The Bragg Law Calculator solves nλ = 2d sinθ for the Bragg angle, d-spacing, or wavelength, the fundamental condition for constructive interference in X-ray and neutron diffraction. The d-Spacing from Miller Indices Calculator finds the interplanar spacing d from Miller indices (h,k,l) for cubic, tetragonal, and orthorhombic crystal systems, the direct input Bragg’s law needs to predict a diffraction pattern. The Unit Cell Volume Calculator finds the volume of any unit cell, cubic through fully triclinic, from its edge lengths a, b, c and angles α, β, γ using a single general formula that reduces to V = a³ for the cubic case and to the full trigonometric expression for the least symmetric triclinic case.

Who Uses These Calculators

Materials science and condensed matter physics students use these tools to work through powder XRD problem sets, converting between diffraction angle, d-spacing, and Miller indices. Crystallographers and X-ray diffraction lab technicians use the Bragg Law Calculator for quick peak-position sanity checks before running full Rietveld refinement software. Solid-state chemistry students use the Unit Cell Volume Calculator to compute theoretical density (mass of unit cell contents divided by unit cell volume) as a standard lab exercise.

Constants Behind Crystallography

Most crystallography calculations reduce to trigonometry and geometry applied to a repeating lattice. The standard X-ray wavelength for laboratory diffractometers is Cu-Kα radiation at λ ≈ 1.5406 Å, and typical interplanar spacings in real crystals (silicon, quartz, common oxides) fall in the 1 to 5 Å range, which is exactly why diffraction angles are measurable with laboratory equipment rather than requiring exotic instrumentation.

Frequently Asked Questions

What is Bragg's law used for?

Bragg's law (nλ = 2d sinθ) is the fundamental condition for constructive interference of X-rays or neutrons scattered by the periodic planes of a crystal lattice. It underlies X-ray diffraction (XRD), neutron diffraction, and every technique used to determine crystal structure from a diffraction pattern. The Bragg Law Calculator solves it for any of the three unknowns.

What are Miller indices?

Miller indices (h,k,l) are a set of three integers that uniquely identify a family of crystal planes and their orientation within the unit cell. Every d-spacing calculation starts from a chosen set of Miller indices, and the relationship between them depends on the crystal system, cubic, tetragonal, orthorhombic, and beyond. The d-Spacing from Miller Indices Calculator covers the three most common cases.

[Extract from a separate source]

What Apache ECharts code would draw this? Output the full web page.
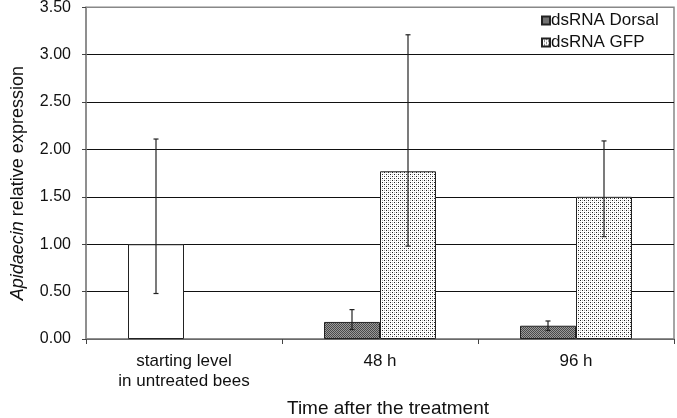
<!DOCTYPE html>
<html>
<head>
<meta charset="utf-8">
<script src="https://cdn.jsdelivr.net/npm/echarts@6/dist/echarts.min.js"></script>
<style>html,body{margin:0;padding:0;background:#fff;}#c{width:677px;height:418px;}</style>
</head>
<body>
<div id="c"></div>
<script>
// ---- data ----
const categories = ['starting level\nin untreated bees', '48 h', '96 h'];
const seriesNames = ['dsRNA Dorsal', 'dsRNA GFP'];
const dorsal = [1.00, 0.18, 0.14];
const dorsalHigh = [2.11, 0.31, 0.19];
const dorsalLow = [0.48, 0.10, 0.09];
const gfp = [null, 1.77, 1.50];
const gfpHigh = [null, 3.21, 2.09];
const gfpLow = [null, 0.98, 1.08];
const yTicks = [0, 0.5, 1, 1.5, 2, 2.5, 3, 3.5];

// ---- patterns ----
function makePattern(draw, w, h) {
  const c = document.createElement('canvas');
  c.width = w; c.height = h;
  const ctx = c.getContext('2d');
  draw(ctx);
  return { image: c, repeat: 'repeat' };
}
const dorsalFill = makePattern(ctx => {
  ctx.fillStyle = '#9a9a9a'; ctx.fillRect(0, 0, 2, 2);
  ctx.fillStyle = '#4a4a4a'; ctx.fillRect(0, 0, 1, 1); ctx.fillRect(1, 1, 1, 1);
}, 2, 2);
const gfpFill = makePattern(ctx => {
  ctx.fillStyle = '#ffffff'; ctx.fillRect(0, 0, 4, 4);
  ctx.fillStyle = '#222'; ctx.fillRect(0, 0, 1, 1); ctx.fillRect(2, 2, 1, 1);
  ctx.fillStyle = '#b8b8b8'; ctx.fillRect(2, 0, 1, 1); ctx.fillRect(0, 2, 1, 1);
}, 4, 4);

const BAR_W = 56;
const FONT = 'Liberation Sans, Arial, sans-serif';

function errSeries(name, low, high, offset) {
  const d = [];
  low.forEach((l, i) => { if (l != null) d.push([i, l, high[i]]); });
  return {
    type: 'custom', name: name + ' err', z: 10, silent: true,
    data: d,
    encode: { x: 0, y: [1, 2] },
    renderItem: function (params, api) {
      const i = api.value(0);
      const pLow = api.coord([i, api.value(1)]);
      const pHigh = api.coord([i, api.value(2)]);
      const x = pLow[0] + offset;
      const cap = 2.5;
      const st = { stroke: '#222', lineWidth: 1.2 };
      return {
        type: 'group', children: [
          { type: 'line', shape: { x1: x, y1: pLow[1], x2: x, y2: pHigh[1] }, style: st },
          { type: 'line', shape: { x1: x - cap, y1: pLow[1], x2: x + cap, y2: pLow[1] }, style: st },
          { type: 'line', shape: { x1: x - cap, y1: pHigh[1], x2: x + cap, y2: pHigh[1] }, style: st }
        ]
      };
    }
  };
}

const chart = echarts.init(document.getElementById('c'), null, { renderer: 'canvas' });
chart.setOption({
  animation: false,
  backgroundColor: '#fff',
  textStyle: { fontFamily: FONT, color: '#111' },
  grid: { left: 86, right: 3, top: 7.3, bottom: 79, outerBoundsMode: 'none', containLabel: false,
    show: true, borderColor: '#888', borderWidth: 1.5, backgroundColor: 'transparent' },
  legend: {
    data: seriesNames,
    orient: 'vertical', left: 539, top: 10,
    itemWidth: 8, itemHeight: 8, itemGap: 5,
    backgroundColor: '#fff', padding: [2, 10, 3, 2],
    textStyle: { fontSize: 17, fontFamily: FONT, color: '#111', padding: [0, 0, 0, -4] },
    icon: 'rect', selectedMode: false
  },
  xAxis: {
    type: 'category', data: categories,
    name: 'Time after the treatment', nameLocation: 'middle', nameGap: 60,
    nameTextStyle: { fontSize: 19, fontFamily: FONT, color: '#111', padding: [0, 0, 0, 16] },
    axisLine: { lineStyle: { color: '#888', width: 1.5 } },
    axisTick: { show: true, length: 5, lineStyle: { color: '#444' } },
    axisLabel: { fontSize: 17, lineHeight: 20, margin: 12, color: '#111', fontFamily: FONT },
    splitLine: { show: false }
  },
  yAxis: {
    type: 'value', min: 0, max: 3.5, interval: 0.5,
    name: '{i|Apidaecin} relative expression', nameLocation: 'middle', nameGap: 59,
    nameTextStyle: { fontSize: 18, fontFamily: FONT, color: '#111', padding: [0, 20, 0, 0],
      rich: { i: { fontStyle: 'italic', fontSize: 18, fontFamily: FONT, color: '#111' } } },
    axisLine: { show: true, lineStyle: { color: '#888', width: 1.5 } },
    axisTick: { show: true, length: 4, lineStyle: { color: '#444' } },
    axisLabel: { fontSize: 16, margin: 15, color: '#111', fontFamily: FONT, formatter: v => v.toFixed(2) },
    splitLine: { show: true, lineStyle: { color: yTicks.map((t, i) => i === yTicks.length - 1 ? '#888' : '#111'), width: 1 } }
  },
  series: [
    {
      name: seriesNames[0], type: 'bar', barWidth: BAR_W, barGap: '0%',
      data: dorsal.map((v, i) => i === 0 ? { value: v, itemStyle: { color: '#fff' } } : v),
      itemStyle: { color: dorsalFill, borderColor: '#222', borderWidth: 1 }
    },
    {
      name: seriesNames[1], type: 'bar', barWidth: BAR_W, barGap: '0%',
      data: gfp.map(v => v == null ? '-' : v),
      itemStyle: { color: gfpFill, borderColor: '#222', borderWidth: 1 }
    },
    errSeries('dorsal', dorsalLow, dorsalHigh, -BAR_W / 2),
    errSeries('gfp', gfpLow, gfpHigh, BAR_W / 2)
  ]
});
</script>
</body>
</html>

How do I find the unit cell volume of a triclinic crystal?

For the lowest-symmetry triclinic system, where none of the three edge lengths or three angles are equal or 90°, the volume formula is V = abc·√(1 − cos²α − cos²β − cos²γ + 2cosα·cosβ·cosγ). Higher-symmetry systems are special cases of this same formula: it reduces to V = a³ for cubic (a=b=c, α=β=γ=90°) and V = abc for orthorhombic (α=β=γ=90°, a≠b≠c). The Unit Cell Volume Calculator applies the general formula automatically for any crystal system.

What X-ray wavelength should I use in the Bragg law calculator?

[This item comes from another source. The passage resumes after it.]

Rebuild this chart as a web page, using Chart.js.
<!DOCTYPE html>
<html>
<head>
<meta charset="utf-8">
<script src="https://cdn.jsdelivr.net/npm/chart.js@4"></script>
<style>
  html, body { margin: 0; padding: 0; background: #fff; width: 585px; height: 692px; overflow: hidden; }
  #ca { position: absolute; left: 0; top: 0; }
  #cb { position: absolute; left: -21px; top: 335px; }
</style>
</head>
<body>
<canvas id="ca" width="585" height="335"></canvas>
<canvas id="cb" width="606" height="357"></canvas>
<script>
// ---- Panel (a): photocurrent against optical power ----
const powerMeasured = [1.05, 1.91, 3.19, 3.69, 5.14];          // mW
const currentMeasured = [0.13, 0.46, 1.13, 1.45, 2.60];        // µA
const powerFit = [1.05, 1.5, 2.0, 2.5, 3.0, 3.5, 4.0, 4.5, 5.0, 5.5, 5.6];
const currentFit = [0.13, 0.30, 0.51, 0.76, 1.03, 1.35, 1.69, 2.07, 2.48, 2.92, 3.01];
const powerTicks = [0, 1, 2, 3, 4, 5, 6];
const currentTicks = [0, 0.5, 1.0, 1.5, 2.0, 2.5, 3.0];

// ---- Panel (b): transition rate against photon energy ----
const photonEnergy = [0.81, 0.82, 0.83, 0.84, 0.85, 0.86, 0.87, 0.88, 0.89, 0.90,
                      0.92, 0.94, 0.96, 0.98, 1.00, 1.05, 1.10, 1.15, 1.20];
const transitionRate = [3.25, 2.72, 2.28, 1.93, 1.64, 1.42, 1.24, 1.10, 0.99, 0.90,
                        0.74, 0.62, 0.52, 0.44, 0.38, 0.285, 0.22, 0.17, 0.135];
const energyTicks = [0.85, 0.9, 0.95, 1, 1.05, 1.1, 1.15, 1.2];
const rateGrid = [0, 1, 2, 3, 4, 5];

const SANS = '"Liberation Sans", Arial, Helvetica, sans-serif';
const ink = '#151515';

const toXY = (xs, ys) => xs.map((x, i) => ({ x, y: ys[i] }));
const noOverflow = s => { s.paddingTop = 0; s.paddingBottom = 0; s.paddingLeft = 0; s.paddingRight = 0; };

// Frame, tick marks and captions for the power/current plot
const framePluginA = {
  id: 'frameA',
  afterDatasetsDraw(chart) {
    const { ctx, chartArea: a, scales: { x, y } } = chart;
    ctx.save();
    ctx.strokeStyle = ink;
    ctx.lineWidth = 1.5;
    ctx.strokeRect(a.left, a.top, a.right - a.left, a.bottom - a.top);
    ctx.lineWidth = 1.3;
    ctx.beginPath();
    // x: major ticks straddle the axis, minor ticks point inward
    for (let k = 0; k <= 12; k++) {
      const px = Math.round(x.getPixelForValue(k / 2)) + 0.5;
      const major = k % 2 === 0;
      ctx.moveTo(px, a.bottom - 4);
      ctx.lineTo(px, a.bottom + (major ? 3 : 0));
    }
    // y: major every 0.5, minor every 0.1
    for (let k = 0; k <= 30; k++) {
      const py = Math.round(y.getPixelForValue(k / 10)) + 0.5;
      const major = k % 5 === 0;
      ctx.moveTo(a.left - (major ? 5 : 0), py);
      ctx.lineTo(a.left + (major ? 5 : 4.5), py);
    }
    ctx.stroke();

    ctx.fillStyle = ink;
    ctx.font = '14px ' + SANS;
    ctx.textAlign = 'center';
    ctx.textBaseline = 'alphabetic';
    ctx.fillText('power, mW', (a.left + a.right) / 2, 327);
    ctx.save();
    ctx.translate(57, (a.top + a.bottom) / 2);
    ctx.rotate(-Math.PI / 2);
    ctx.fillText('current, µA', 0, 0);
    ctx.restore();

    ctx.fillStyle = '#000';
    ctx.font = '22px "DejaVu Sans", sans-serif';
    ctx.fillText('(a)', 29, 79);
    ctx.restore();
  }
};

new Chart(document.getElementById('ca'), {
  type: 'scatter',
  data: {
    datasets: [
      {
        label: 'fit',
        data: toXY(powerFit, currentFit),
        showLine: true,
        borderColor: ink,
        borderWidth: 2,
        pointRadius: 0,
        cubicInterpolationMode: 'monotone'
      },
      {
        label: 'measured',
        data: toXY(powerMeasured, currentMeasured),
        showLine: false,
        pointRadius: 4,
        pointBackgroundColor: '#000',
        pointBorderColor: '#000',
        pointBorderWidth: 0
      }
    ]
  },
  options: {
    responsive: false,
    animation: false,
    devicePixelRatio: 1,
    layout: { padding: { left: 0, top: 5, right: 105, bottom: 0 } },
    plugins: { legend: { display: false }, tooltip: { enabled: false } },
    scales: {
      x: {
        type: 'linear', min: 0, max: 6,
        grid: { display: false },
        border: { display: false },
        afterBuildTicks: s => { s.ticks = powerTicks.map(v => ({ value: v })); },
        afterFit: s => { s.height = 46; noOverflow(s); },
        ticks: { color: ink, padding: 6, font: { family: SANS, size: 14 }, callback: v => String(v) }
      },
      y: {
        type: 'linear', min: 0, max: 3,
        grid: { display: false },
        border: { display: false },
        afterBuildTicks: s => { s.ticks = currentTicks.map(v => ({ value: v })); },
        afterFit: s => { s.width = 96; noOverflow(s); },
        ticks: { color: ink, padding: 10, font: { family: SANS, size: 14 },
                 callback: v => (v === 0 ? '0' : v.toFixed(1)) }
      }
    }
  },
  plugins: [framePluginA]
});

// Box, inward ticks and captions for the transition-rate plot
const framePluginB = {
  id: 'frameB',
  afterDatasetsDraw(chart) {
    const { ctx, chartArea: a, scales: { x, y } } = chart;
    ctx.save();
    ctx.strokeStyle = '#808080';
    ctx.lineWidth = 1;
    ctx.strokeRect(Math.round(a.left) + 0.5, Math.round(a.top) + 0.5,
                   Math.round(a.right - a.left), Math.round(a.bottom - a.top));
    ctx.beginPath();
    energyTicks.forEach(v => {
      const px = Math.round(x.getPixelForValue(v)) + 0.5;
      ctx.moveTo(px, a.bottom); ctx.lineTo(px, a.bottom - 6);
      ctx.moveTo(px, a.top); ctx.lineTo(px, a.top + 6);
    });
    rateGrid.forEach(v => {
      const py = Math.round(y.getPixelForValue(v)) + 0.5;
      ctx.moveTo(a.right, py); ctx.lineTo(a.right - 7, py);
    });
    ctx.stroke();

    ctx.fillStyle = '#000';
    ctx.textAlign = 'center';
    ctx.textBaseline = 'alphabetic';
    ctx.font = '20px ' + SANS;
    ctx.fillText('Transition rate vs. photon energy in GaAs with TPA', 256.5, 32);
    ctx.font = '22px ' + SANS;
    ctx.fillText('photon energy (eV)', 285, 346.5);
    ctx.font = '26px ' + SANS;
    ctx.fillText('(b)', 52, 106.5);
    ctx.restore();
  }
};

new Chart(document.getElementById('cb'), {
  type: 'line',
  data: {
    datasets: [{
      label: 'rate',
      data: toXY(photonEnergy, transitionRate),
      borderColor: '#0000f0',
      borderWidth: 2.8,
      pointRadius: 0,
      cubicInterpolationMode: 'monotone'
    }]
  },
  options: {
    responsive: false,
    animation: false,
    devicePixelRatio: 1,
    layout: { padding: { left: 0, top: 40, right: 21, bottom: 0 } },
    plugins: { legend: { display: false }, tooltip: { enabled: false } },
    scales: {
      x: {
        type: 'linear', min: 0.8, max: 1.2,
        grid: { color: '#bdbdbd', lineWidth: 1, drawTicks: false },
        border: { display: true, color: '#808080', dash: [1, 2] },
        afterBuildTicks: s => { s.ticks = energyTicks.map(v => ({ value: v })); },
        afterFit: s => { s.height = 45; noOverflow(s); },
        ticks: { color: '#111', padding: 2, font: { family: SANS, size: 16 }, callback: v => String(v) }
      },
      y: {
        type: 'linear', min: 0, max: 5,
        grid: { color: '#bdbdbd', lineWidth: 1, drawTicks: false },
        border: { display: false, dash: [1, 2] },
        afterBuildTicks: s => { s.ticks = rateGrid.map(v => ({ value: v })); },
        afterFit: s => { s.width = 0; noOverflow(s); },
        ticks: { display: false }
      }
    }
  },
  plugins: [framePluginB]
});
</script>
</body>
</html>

Laboratory X-ray diffractometers almost always use copper anode tubes, giving Cu-Kα radiation at λ ≈ 1.5406 Å (the Kα1 line; some instruments report the weighted Kα1/Kα2 average of 1.5418 Å). Other common sources include Mo-Kα (0.7107 Å, used for single-crystal work) and Co-Kα (1.7889 Å, preferred for iron-containing samples to avoid fluorescence). Enter the correct source wavelength into the Bragg Law Calculator to get an accurate d-spacing from a measured 2θ angle.